* What you will do: Without the pictures, can you quote each line below exactly?
-- Begin Raw records --
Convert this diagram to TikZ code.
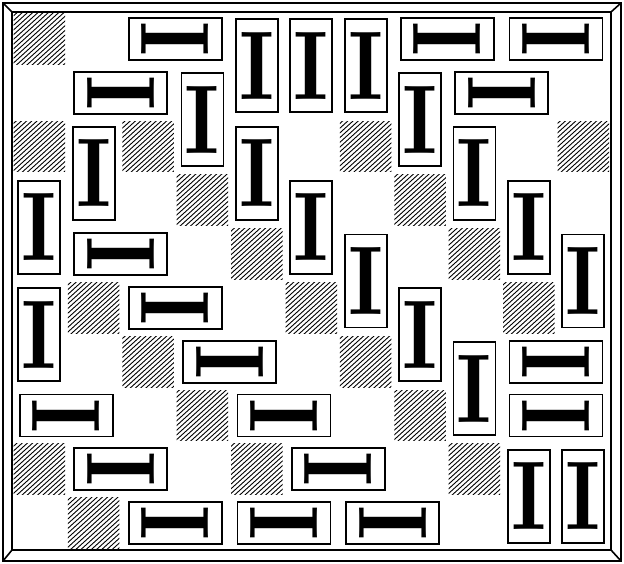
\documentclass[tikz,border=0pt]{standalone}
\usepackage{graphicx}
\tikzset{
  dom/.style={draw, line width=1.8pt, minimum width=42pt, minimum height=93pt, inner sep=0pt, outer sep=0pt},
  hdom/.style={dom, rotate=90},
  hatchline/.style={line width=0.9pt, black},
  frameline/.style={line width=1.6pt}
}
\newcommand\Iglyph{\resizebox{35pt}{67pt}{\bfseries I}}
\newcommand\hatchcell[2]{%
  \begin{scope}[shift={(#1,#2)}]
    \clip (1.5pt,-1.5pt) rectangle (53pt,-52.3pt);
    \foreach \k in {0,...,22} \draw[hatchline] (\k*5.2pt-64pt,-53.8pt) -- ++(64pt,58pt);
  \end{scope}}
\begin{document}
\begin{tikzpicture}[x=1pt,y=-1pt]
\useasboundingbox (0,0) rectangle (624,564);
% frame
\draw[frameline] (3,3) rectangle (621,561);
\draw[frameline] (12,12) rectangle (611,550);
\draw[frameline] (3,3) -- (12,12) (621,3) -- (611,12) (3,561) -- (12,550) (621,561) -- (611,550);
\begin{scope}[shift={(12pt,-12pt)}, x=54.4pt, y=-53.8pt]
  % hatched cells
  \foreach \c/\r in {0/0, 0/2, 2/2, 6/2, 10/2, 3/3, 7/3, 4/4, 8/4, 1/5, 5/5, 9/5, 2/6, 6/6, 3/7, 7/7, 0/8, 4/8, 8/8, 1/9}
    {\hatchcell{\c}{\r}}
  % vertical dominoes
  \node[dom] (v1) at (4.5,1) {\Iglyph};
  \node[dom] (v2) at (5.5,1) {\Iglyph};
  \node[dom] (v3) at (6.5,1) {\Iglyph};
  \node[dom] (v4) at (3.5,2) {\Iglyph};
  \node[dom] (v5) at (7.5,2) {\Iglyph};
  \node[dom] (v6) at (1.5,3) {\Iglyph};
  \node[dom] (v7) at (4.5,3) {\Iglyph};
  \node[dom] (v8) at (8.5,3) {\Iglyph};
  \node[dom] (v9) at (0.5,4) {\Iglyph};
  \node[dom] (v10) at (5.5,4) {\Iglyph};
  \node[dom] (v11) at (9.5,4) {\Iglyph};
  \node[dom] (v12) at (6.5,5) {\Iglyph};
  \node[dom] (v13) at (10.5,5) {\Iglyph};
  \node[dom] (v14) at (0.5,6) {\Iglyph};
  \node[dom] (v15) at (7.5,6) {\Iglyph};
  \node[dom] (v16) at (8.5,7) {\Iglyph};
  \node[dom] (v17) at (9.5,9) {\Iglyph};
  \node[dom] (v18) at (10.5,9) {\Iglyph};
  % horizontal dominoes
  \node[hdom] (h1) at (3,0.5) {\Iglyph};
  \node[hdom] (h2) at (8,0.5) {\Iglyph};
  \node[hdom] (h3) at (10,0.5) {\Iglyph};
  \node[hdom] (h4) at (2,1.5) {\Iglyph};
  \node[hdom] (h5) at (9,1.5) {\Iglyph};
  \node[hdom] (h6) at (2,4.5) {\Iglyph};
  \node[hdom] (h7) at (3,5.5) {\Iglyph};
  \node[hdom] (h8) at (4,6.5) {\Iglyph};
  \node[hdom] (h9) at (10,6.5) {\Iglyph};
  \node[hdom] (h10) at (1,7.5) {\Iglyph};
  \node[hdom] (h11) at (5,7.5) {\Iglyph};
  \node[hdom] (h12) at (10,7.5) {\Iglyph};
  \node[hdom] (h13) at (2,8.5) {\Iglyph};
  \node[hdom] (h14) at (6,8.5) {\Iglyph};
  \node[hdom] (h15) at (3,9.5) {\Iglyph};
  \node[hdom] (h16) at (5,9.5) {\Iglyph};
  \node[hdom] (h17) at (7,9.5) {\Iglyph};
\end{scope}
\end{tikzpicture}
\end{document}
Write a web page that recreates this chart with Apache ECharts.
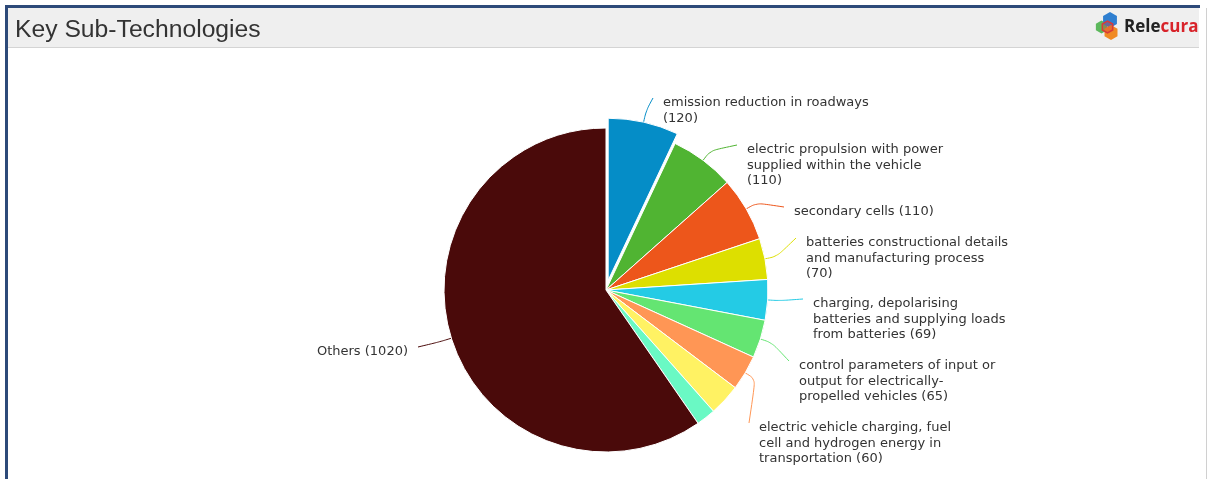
-- End Raw records --
* Completed task:
Convert this diagram to TikZ code.
\documentclass[tikz,border=0pt]{standalone}
\usepackage{graphicx}
\tikzset{
  dom/.style={draw, line width=1.8pt, minimum width=42pt, minimum height=93pt, inner sep=0pt, outer sep=0pt},
  hdom/.style={dom, rotate=90},
  hatchline/.style={line width=0.9pt, black},
  frameline/.style={line width=1.6pt}
}
\newcommand\Iglyph{\resizebox{35pt}{67pt}{\bfseries I}}
\newcommand\hatchcell[2]{%
  \begin{scope}[shift={(#1,#2)}]
    \clip (1.5pt,-1.5pt) rectangle (53pt,-52.3pt);
    \foreach \k in {0,...,22} \draw[hatchline] (\k*5.2pt-64pt,-53.8pt) -- ++(64pt,58pt);
  \end{scope}}
\begin{document}
\begin{tikzpicture}[x=1pt,y=-1pt]
\useasboundingbox (0,0) rectangle (624,564);
% frame
\draw[frameline] (3,3) rectangle (621,561);
\draw[frameline] (12,12) rectangle (611,550);
\draw[frameline] (3,3) -- (12,12) (621,3) -- (611,12) (3,561) -- (12,550) (621,561) -- (611,550);
\begin{scope}[shift={(12pt,-12pt)}, x=54.4pt, y=-53.8pt]
  % hatched cells
  \foreach \c/\r in {0/0, 0/2, 2/2, 6/2, 10/2, 3/3, 7/3, 4/4, 8/4, 1/5, 5/5, 9/5, 2/6, 6/6, 3/7, 7/7, 0/8, 4/8, 8/8, 1/9}
    {\hatchcell{\c}{\r}}
  % vertical dominoes
  \node[dom] (v1) at (4.5,1) {\Iglyph};
  \node[dom] (v2) at (5.5,1) {\Iglyph};
  \node[dom] (v3) at (6.5,1) {\Iglyph};
  \node[dom] (v4) at (3.5,2) {\Iglyph};
  \node[dom] (v5) at (7.5,2) {\Iglyph};
  \node[dom] (v6) at (1.5,3) {\Iglyph};
  \node[dom] (v7) at (4.5,3) {\Iglyph};
  \node[dom] (v8) at (8.5,3) {\Iglyph};
  \node[dom] (v9) at (0.5,4) {\Iglyph};
  \node[dom] (v10) at (5.5,4) {\Iglyph};
  \node[dom] (v11) at (9.5,4) {\Iglyph};
  \node[dom] (v12) at (6.5,5) {\Iglyph};
  \node[dom] (v13) at (10.5,5) {\Iglyph};
  \node[dom] (v14) at (0.5,6) {\Iglyph};
  \node[dom] (v15) at (7.5,6) {\Iglyph};
  \node[dom] (v16) at (8.5,7) {\Iglyph};
  \node[dom] (v17) at (9.5,9) {\Iglyph};
  \node[dom] (v18) at (10.5,9) {\Iglyph};
  % horizontal dominoes
  \node[hdom] (h1) at (3,0.5) {\Iglyph};
  \node[hdom] (h2) at (8,0.5) {\Iglyph};
  \node[hdom] (h3) at (10,0.5) {\Iglyph};
  \node[hdom] (h4) at (2,1.5) {\Iglyph};
  \node[hdom] (h5) at (9,1.5) {\Iglyph};
  \node[hdom] (h6) at (2,4.5) {\Iglyph};
  \node[hdom] (h7) at (3,5.5) {\Iglyph};
  \node[hdom] (h8) at (4,6.5) {\Iglyph};
  \node[hdom] (h9) at (10,6.5) {\Iglyph};
  \node[hdom] (h10) at (1,7.5) {\Iglyph};
  \node[hdom] (h11) at (5,7.5) {\Iglyph};
  \node[hdom] (h12) at (10,7.5) {\Iglyph};
  \node[hdom] (h13) at (2,8.5) {\Iglyph};
  \node[hdom] (h14) at (6,8.5) {\Iglyph};
  \node[hdom] (h15) at (3,9.5) {\Iglyph};
  \node[hdom] (h16) at (5,9.5) {\Iglyph};
  \node[hdom] (h17) at (7,9.5) {\Iglyph};
\end{scope}
\end{tikzpicture}
\end{document}
Write a web page that recreates this chart with Apache ECharts.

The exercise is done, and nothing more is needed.